Thanks for the comment – I personally think they find their way in largely because of temperature (i.e., those kind of environmental factors/cues) rather than pheromones, but this is speculation on my part! I’ve certainly heard about the Mazda recall, but have trouble with the concept that the spiders are attracted to the smell of gas – I think in that case, also, it’s a combination of environmental cues and architecture.
Thanks for your reply Chris. And congrats for your web pages! I live in the Montreal area too, I do not recall seeing these critters 10 years ago. Are they in an “invasion” phase, as it happened with earwigs some 30 years ago? I can only hope that their numbers will balance with other lifeforms over time.
It is hard to determine if temperature or smell lures them, as both happen together in our case. Looking at the TV in a low-light room, it happened more than once to see one walking down a wall right besides me. Heat, CO2, bad breath? One of them landed right on my head once. It makes one wonder why. Their genome tells them to follow their lunch. Other small lifeforms also follow heat, CO2, smells. Besides putting some mesh or open cell foams in apertures, I found no way yet to keep them out. At the same time our house has almost no other visible little occupants. I leave alone the spiders that make webs, as they are more predictable, but it’s hard to like these yellow hunters.
We have a Ford and a Mazda, and we do find much more mildeii walking on and in the Mazda. I am really out of explanations for this.
Perhaps two or three times in my 65 years, I have risen in the morning to discover one or two atypical insect bites on my face or arms. Unlike a mosquito bite, these were half-dollar sized red areas that were raised, somewhat numb, and itchy. Plus, they seemed to linger for several days. The first time it happened, my father told me it was a spider bite. He looked around the back of the bed headboard and the ceiling, and sure enough, there was a quasi-clear spider at the top of the wall to which he attributed the bites. In fact, each subsequent time such bites have occurred on me, or someone I knew, we found the same type spider in the vicinity, such as behind the headboard or where the wall meets the ceiling. In all cases, the bites did not recur in the days and weeks following disposal of the spider. Now, perhaps it was just a coincidence that the presence of the spiders was discovered following the bites, but I will continue to periodically check behind the headboard and up and ceiling before I go to bed at night. In fact, I have not suffered a putative “spider bite” since I began doing that several decades ago.
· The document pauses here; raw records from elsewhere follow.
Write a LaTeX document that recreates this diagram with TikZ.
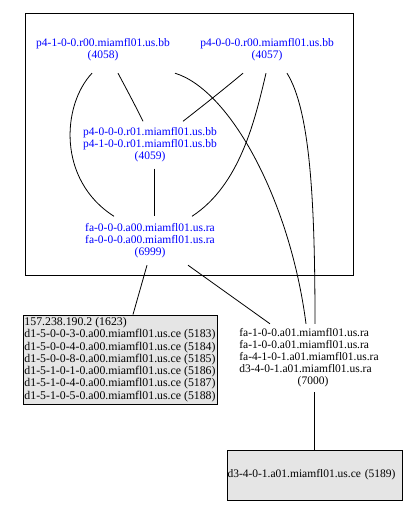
\documentclass[tikz,border=0pt]{standalone}
\usepackage{fontspec}
\setmainfont{Liberation Serif}
\definecolor{nodeblue}{RGB}{0,0,255}
\definecolor{boxgray}{RGB}{229,229,229}
\tikzset{
  gfont/.style={font=\fontsize{11.5}{12}\selectfont},
  blabel/.style={gfont, text=nodeblue, align=center, inner sep=0pt, minimum width=140pt},
  klabel/.style={gfont, text=black, inner sep=0pt},
  edge/.style={draw=black, line width=0.8pt},
  graybox/.style={gfont, draw=black, line width=1pt, fill=boxgray, align=left, inner ysep=0pt},
  clusterbox/.style={draw=black, line width=1pt, inner sep=0pt}
}
\begin{document}
\begin{tikzpicture}[x=1pt,y=-1pt]
\useasboundingbox (0,0) rectangle (414,513);
\fill[white] (0,0) rectangle (414,513);
\node[clusterbox, minimum width=328pt, minimum height=261pt] (cluster) at (189,144.5) {};

\node[blabel, minimum height=46pt] (n4058) at (103,50) {p4-1-0-0.r00.miamfl01.us.bb\\(4058)};
\node[blabel, minimum height=46pt] (n4057) at (267,50) {p4-0-0-0.r00.miamfl01.us.bb\\(4057)};
\node[blabel, minimum height=47pt] (n4059) at (150,145) {p4-0-0-0.r01.miamfl01.us.bb\\p4-1-0-0.r01.miamfl01.us.bb\\(4059)};
\node[blabel, minimum height=48.5pt] (n6999) at (150,240.75) {fa-0-0-0.a00.miamfl01.us.ra\\fa-0-0-0.a00.miamfl01.us.ra\\(6999)};

\node[klabel, minimum height=68pt, minimum width=140pt] (n7000) at (309,358) {\begin{tabular}{@{}l@{}}fa-1-0-0.a01.miamfl01.us.ra\\fa-1-0-0.a01.miamfl01.us.ra\\fa-4-1-0-1.a01.miamfl01.us.ra\\d3-4-0-1.a01.miamfl01.us.ra\\\multicolumn{1}{@{}c@{}}{\hspace*{8pt}(7000)}\end{tabular}};

\node[graybox, font=\fontsize{11.8}{12.3}\selectfont, minimum width=194pt, minimum height=89pt, inner xsep=1pt] (n1623) at (120,359.5) {157.238.190.2 (1623)\\d1-5-0-0-3-0.a00.miamfl01.us.ce (5183)\\d1-5-0-0-4-0.a00.miamfl01.us.ce (5184)\\d1-5-0-0-8-0.a00.miamfl01.us.ce (5185)\\d1-5-1-0-1-0.a00.miamfl01.us.ce (5186)\\d1-5-1-0-4-0.a00.miamfl01.us.ce (5187)\\d1-5-1-0-5-0.a00.miamfl01.us.ce (5188)};

\node[graybox, minimum width=175pt, minimum height=50pt, text width=174pt, inner xsep=0.5pt] (n5189) at (314.5,475) {d3-4-0-1.a01.miamfl01.us.ce (5189)};

% edges
\draw[edge] ([xshift=15pt]n4058.south) .. controls (127,90) and (135,105) .. ([xshift=-7pt]n4059.north);
\draw[edge] ([xshift=-11pt]n4058.south) .. controls (62,105) and (57,180) .. ([xshift=-36pt]n6999.north);
\draw[edge] ([xshift=72pt]n4058.south) .. controls (230,90) and (290,200) .. ([xshift=-3pt]n7000.north);
\draw[edge] ([xshift=-24pt]n4057.south) .. controls (223,90) and (200,108) .. ([xshift=33pt]n4059.north);
\draw[edge] ([xshift=-1pt]n4057.south) .. controls (255,120) and (240,185) .. ([xshift=42pt]n6999.north);
\draw[edge] ([xshift=20pt]n4057.south) .. controls (310,110) and (315,200) .. ([xshift=6pt]n7000.north);
\draw[edge] ([xshift=4pt]n4059.south) -- ([xshift=4pt]n6999.north);
\draw[edge] ([xshift=38pt]n6999.south) -- ([xshift=-39pt]n7000.north);
\draw[edge] ([xshift=-3pt]n6999.south) -- ([xshift=13pt]n1623.north);
\draw[edge] ([xshift=5pt]n7000.south) -- ([xshift=-0.5pt]n5189.north);
\end{tikzpicture}
\end{document}
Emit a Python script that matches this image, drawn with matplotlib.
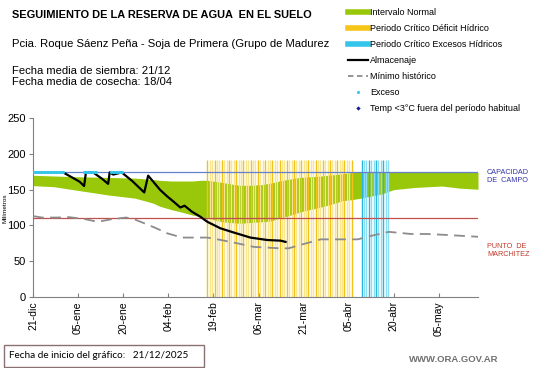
import numpy as np
import matplotlib
matplotlib.use("Agg")
import matplotlib.pyplot as plt
from matplotlib.lines import Line2D
from matplotlib.patches import Rectangle
from matplotlib.transforms import Bbox, TransformedBbox

plt.rcParams['font.family'] = ['Liberation Sans', 'DejaVu Sans']

# ---------------- data (x = days since 21-dic) ----------------
tick_days = [0, 15, 30, 45, 60, 75, 90, 105, 120, 135]
tick_labels = ['21-dic', '05-ene', '20-ene', '04-feb', '19-feb', '06-mar',
               '21-mar', '05-abr', '20-abr', '05-may']

capacidad_campo = 174
punto_marchitez = 110

band_days = [0, 7, 14, 25, 34, 40, 42, 46, 49, 53, 56, 58, 63, 67, 69, 72, 76, 79, 82,
             87, 89, 96, 98, 103, 106, 109, 116, 119, 120, 127, 136, 142, 148]
band_upper = [170, 169, 168, 167, 166, 164, 163, 162, 162, 162, 163, 163, 160, 157, 156,
              156, 157, 159, 162, 166, 167, 169, 170, 172, 174, 174, 174, 174, 174, 174,
              174, 174, 174]
band_lower = [155.5, 154, 149.5, 142.5, 138, 131, 127, 122, 119, 114.5, 112, 110, 105,
              103.5, 103, 104, 105, 106, 110, 116, 119, 126, 128, 134.5, 136, 138, 144,
              148.5, 150, 153, 155, 152, 150.5]

alm_days = [10, 13, 15.5, 17, 17.6, 20, 23, 25, 25.5, 26.7, 29.5, 33, 37, 38.3, 40,
            42.3, 44.5, 46.8, 49, 50.4, 52.9, 55.7, 58, 62.3, 66.8, 72.3, 77.9, 82.3, 84]
alm_vals = [174, 167, 161, 155, 174, 174, 165, 158, 174, 171, 174, 162, 146, 169.5, 161,
            149.5, 141, 133, 125, 127.5, 119, 112, 105, 96, 90, 83, 79.6, 78.7, 77]

min_days = [0, 3, 8, 12, 17, 21.5, 26, 31, 34, 37, 41, 44.6, 49.6, 58, 62, 66.8, 73.4,
            78, 82, 85, 90, 95.7, 108, 112, 118.4, 125.7, 131, 137.9, 148.4]
min_vals = [113, 111, 111, 111.5, 109, 105, 108.5, 111, 108, 103, 96, 89, 83, 83, 80,
            76, 70, 69, 68, 68, 74, 80.5, 80.5, 85, 91, 88, 88, 86.6, 84]

exceso_days = [0, 0.5, 1, 1.5, 2, 2.5, 3, 3.5, 4, 4.5, 5, 5.5, 6, 6.5, 7, 7.5, 8, 8.5,
               9, 9.5, 10, 17, 17.5, 18, 18.5, 19, 19.5, 20, 20.5, 21, 26, 26.5, 27,
               27.5, 28, 28.5, 29, 29.5]
exceso_vals = [174] * len(exceso_days)

deficit_start, deficit_end = 58, 106
excesos_start, excesos_end = 109.3, 118.6
periodo_top = 191

# ---------------- figure ----------------
W, H = 541, 368
fig = plt.figure(figsize=(W / 100, H / 100), dpi=100)
ax = fig.add_axes([33 / W, 1 - 297 / H, (478 - 33) / W, (297 - 118) / H])

ax.fill_between(band_days, band_lower, band_upper, color='#99c80a', lw=0, zorder=1)

# critical-period vertical lines
d_lines = np.arange(deficit_start, deficit_end + 0.01, 0.8)
for i, d in enumerate(d_lines):
    c = '#f2c21a' if i % 3 == 0 else '#f8e58c'
    ax.vlines(d, 0, periodo_top, color=c, lw=1.0, zorder=2)
e_lines = np.arange(excesos_start, excesos_end + 0.01, 0.8)
for i, d in enumerate(e_lines):
    c = '#29b5dc' if i % 3 == 0 else '#8cdcf2'
    ax.vlines(d, 0, periodo_top, color=c, lw=1.0, zorder=2)

ax.axhline(capacidad_campo, color='#6680cc', lw=0.9, zorder=3)
ax.axhline(punto_marchitez, color='#c0504d', lw=0.9, zorder=3)

ax.plot(min_days, min_vals, color='#8c8c8c', lw=1.3, dashes=(6, 3.5), zorder=4)
ax.plot(alm_days, alm_vals, color='black', lw=1.6, zorder=5)
ax.plot(exceso_days, exceso_vals, ls='none', marker='o', ms=2.2, color='#33c6ea',
        mec='none', zorder=6)

ax.set_xlim(0, 148)
ax.set_ylim(0, 250)
ax.set_yticks([0, 50, 100, 150, 200, 250])
ax.set_xticks(tick_days)
ax.set_xticklabels(tick_labels, rotation=90, fontsize=7.5)
ax.tick_params(axis='y', labelsize=8, length=3, color='#808080', pad=2)
ax.tick_params(axis='x', length=3, direction='in', color='#808080', pad=3)
for s in ['top', 'right']:
    ax.spines[s].set_visible(False)
for s in ['left', 'bottom']:
    ax.spines[s].set_color('#808080')
ax.patch.set_alpha(0)

fig.text(5.5 / W, 1 - 208 / H, 'Milímetros', rotation=90, fontsize=4.6, ha='center',
         va='center')

# right-hand labels
fig.text(487 / W, 1 - 176 / H, 'CAPACIDAD\nDE  CAMPO', color='#3333aa', fontsize=5.2,
         va='center', ha='left', linespacing=1.2)
fig.text(487 / W, 1 - 251 / H, 'PUNTO  DE\nMARCHITEZ', color='#c0392b', fontsize=5.2,
         va='center', ha='left', linespacing=1.2)

# header texts
fig.text(12 / W, 1 - 15 / H, 'SEGUIMIENTO DE LA RESERVA DE AGUA  EN EL SUELO',
         fontsize=7.9, fontweight='bold', va='center')
t = fig.text(12.5 / W, 1 - 44 / H,
             'Pcia. Roque Sáenz Peña - Soja de Primera (Grupo de Madurez 6)',
             fontsize=8.1, va='center')
t.set_clip_box(TransformedBbox(Bbox([[0, 0], [331 / W, 1]]), fig.transFigure))
t.set_clip_on(True)
fig.text(12.5 / W, 1 - 71 / H, 'Fecha media de siembra: 21/12', fontsize=8.1, va='center')
fig.text(12.5 / W, 1 - 82 / H, 'Fecha media de cosecha: 18/04', fontsize=8.1, va='center')

# legend
handles = [
    Line2D([], [], color='#99c80a', lw=4),
    Line2D([], [], color='#f5c518', lw=4),
    Line2D([], [], color='#33c6ea', lw=4),
    Line2D([], [], color='black', lw=1.6),
    Line2D([], [], color='#8c8c8c', lw=1.3, dashes=(3, 2)),
    Line2D([], [], ls='none', marker='o', ms=2.2, color='#33c6ea', mec='none'),
    Line2D([], [], ls='none', marker='D', ms=2.2, color='#1a1a8c', mec='none'),
]
labels = ['Intervalo Normal', 'Periodo Crítico Déficit Hídrico',
          'Periodo Crítico Excesos Hídricos', 'Almacenaje', 'Mínimo histórico',
          'Exceso', 'Temp <3°C fuera del período habitual']
leg = fig.legend(handles, labels, loc='upper left',
                 bbox_to_anchor=(345 / W, 1 - 5.5 / H), fontsize=6.5, frameon=True,
                 facecolor='white', edgecolor='none', framealpha=1,
                 handlelength=2.2, handletextpad=0.25, labelspacing=0.78,
                 borderpad=0.3, borderaxespad=0)
leg.set_zorder(10)

# bottom box
fig.patches.append(Rectangle((4 / W, 1 - 367 / H), 200 / W, 22 / H,
                             transform=fig.transFigure, fill=False,
                             edgecolor='#8a7070', lw=1.0))
fig.text(9 / W, 1 - 356 / H, 'Fecha de inicio del gráfico:   21/12/2025', fontsize=7.2,
         va='center', family=['Lato', 'DejaVu Sans'])
fig.text(498 / W, 1 - 359 / H, 'WWW.ORA.GOV.AR', fontsize=6.8, color='#707070',
         fontweight='bold', ha='right', va='center')

fig.savefig('out.png', dpi=100)
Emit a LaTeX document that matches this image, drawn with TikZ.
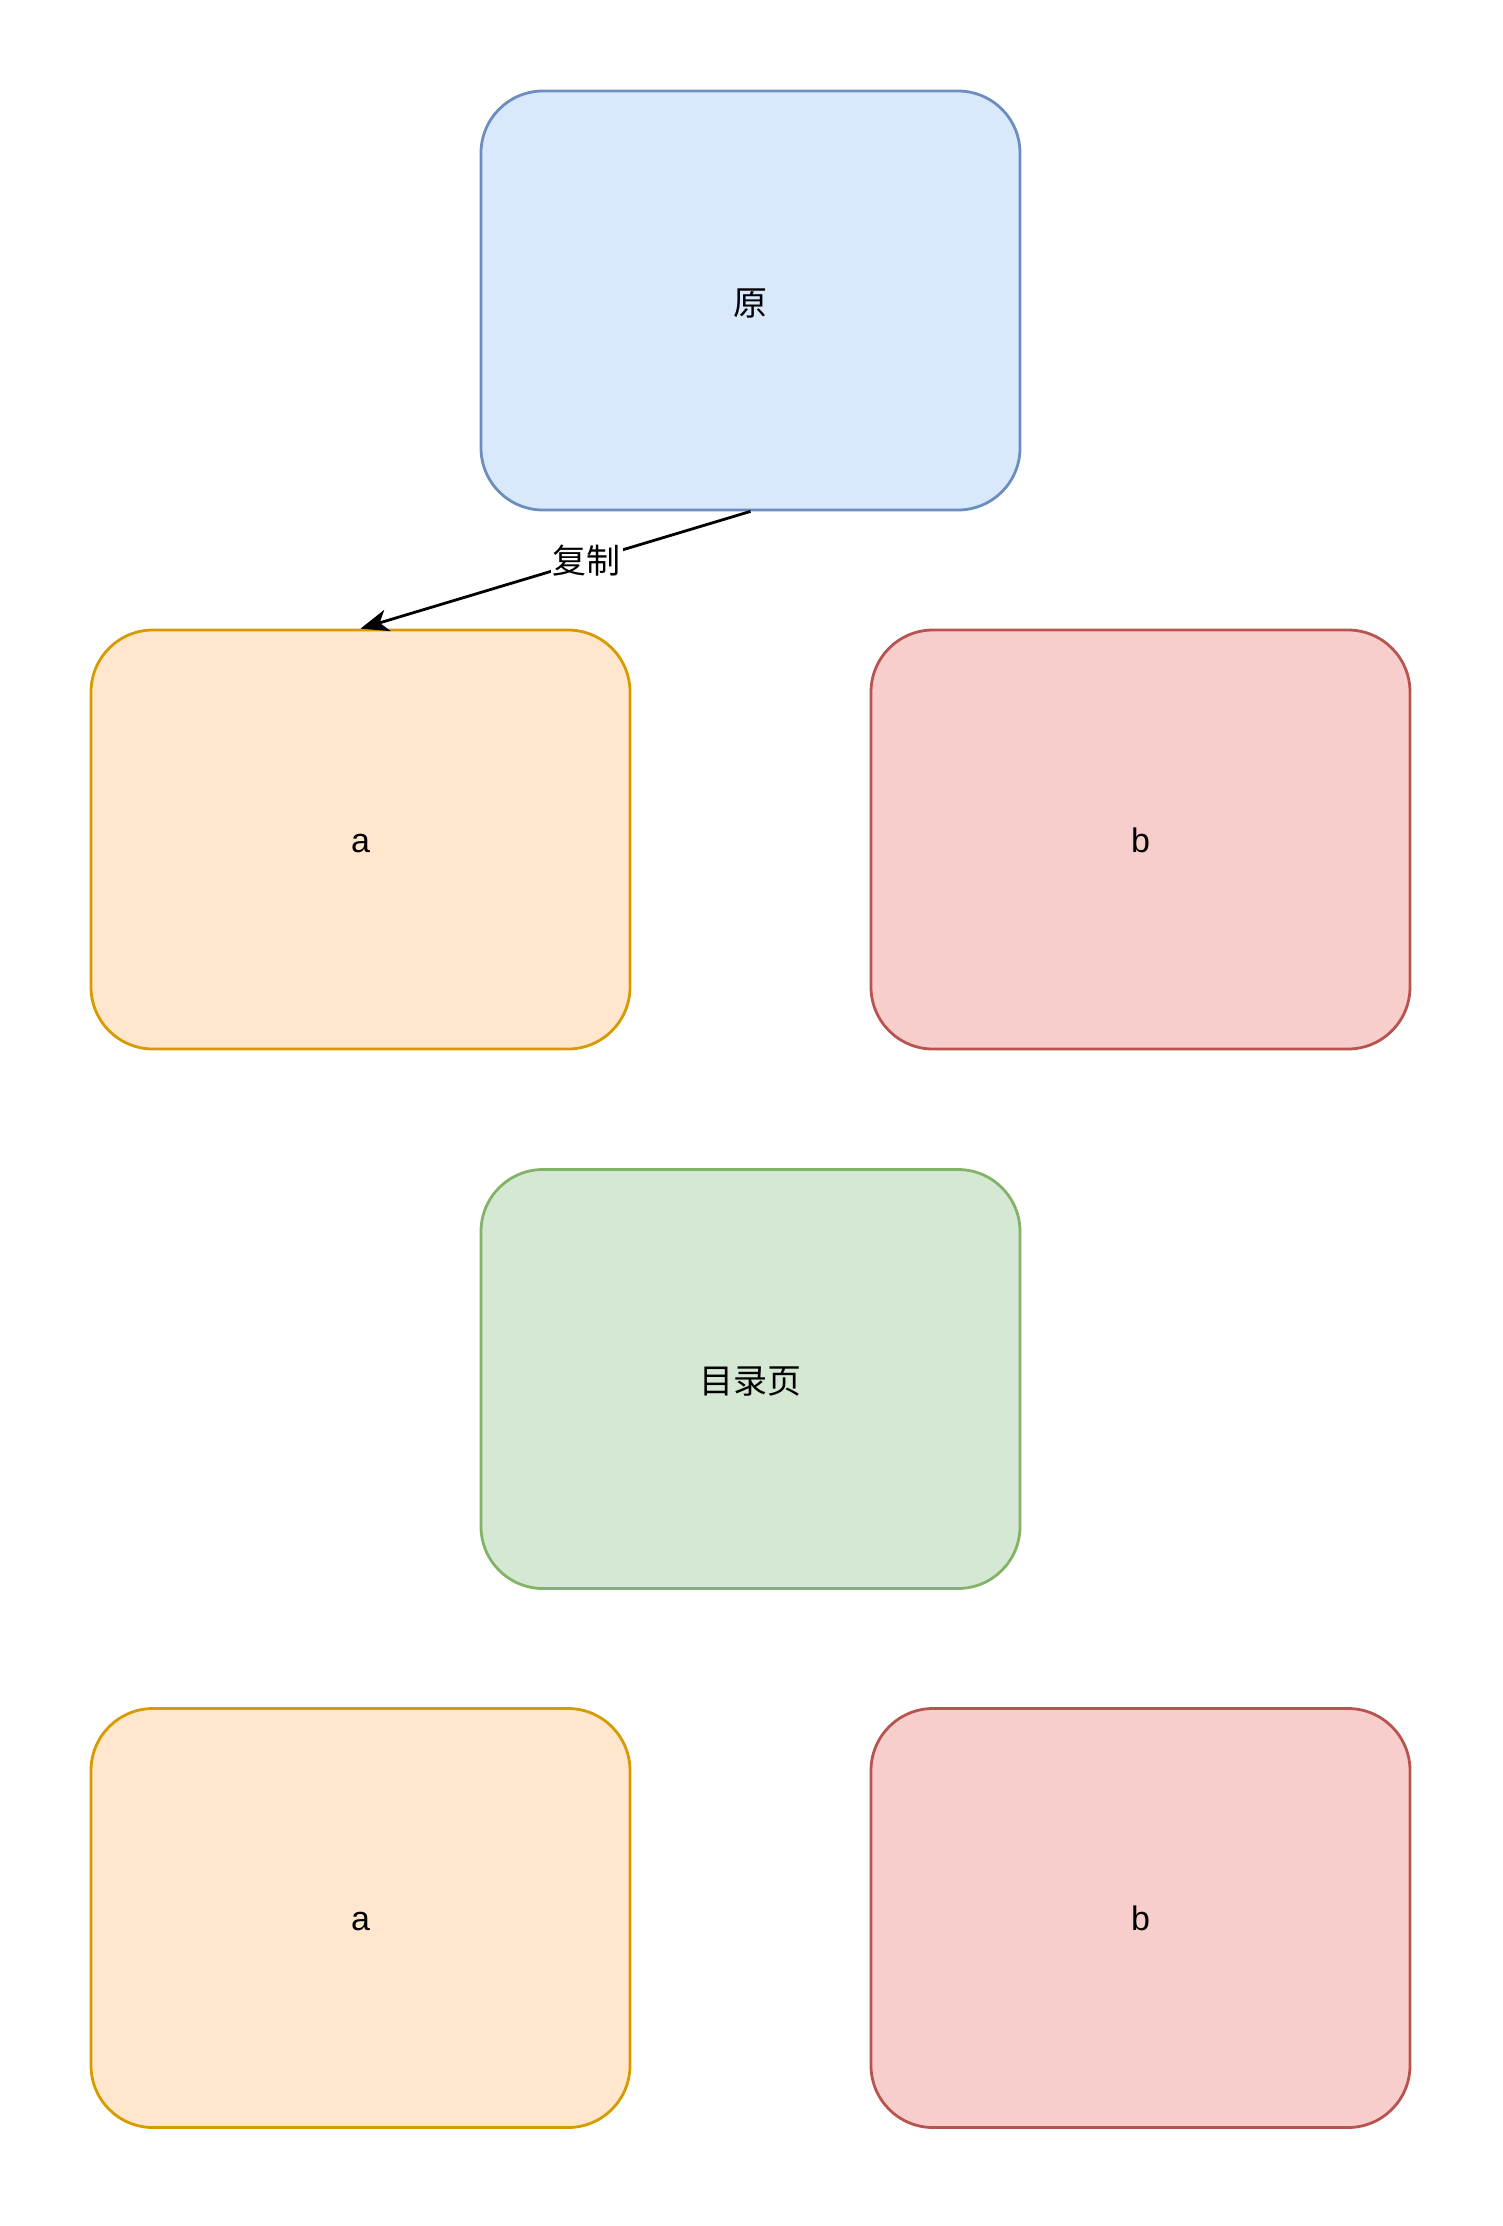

We have had the same spider living in our kitchen for almost 2 years.
He isn’t seem to often, but occasionally I will spot him on a wall or I will find a web up in a corner.
I’ve had many chances to remove him, but I I would rather keep him so he can eat the house centipedes that I dislike much more than him.
Thanks for the info. I always wondered what type of spider he was and if he bites.
You are welcome! I’m so glad the post was helpful.
I have been bit by this sac spider myself. I know because I killed it as it bit me. It hurt alot, was right on my elbow. The initial bite burned for hours, and was extremely itchy, for weeks after. The healing wound took a good 3 weeks to heal. I now have fear of these spiders as I know the bite. They are all over my house, I have killed 3-4 in one day, in all different rooms. We also have black widows show up some times, but I fear them much less as I haven’t encountered an agressive one yet. I usually scoop them and put them outside. But these sac spiders have to go. I think I might hate them.
Thank you for this informative post, and specifically information about bites. I awoke swatting away something crawling on my shoulder, followed by a horrible pain as if I had been stung. It still hurts half an hour later and is red and swollen. Thank goodness I found the guy curled up in my bed and your site to identify him! Now I can rest knowing it isn’t something more serious.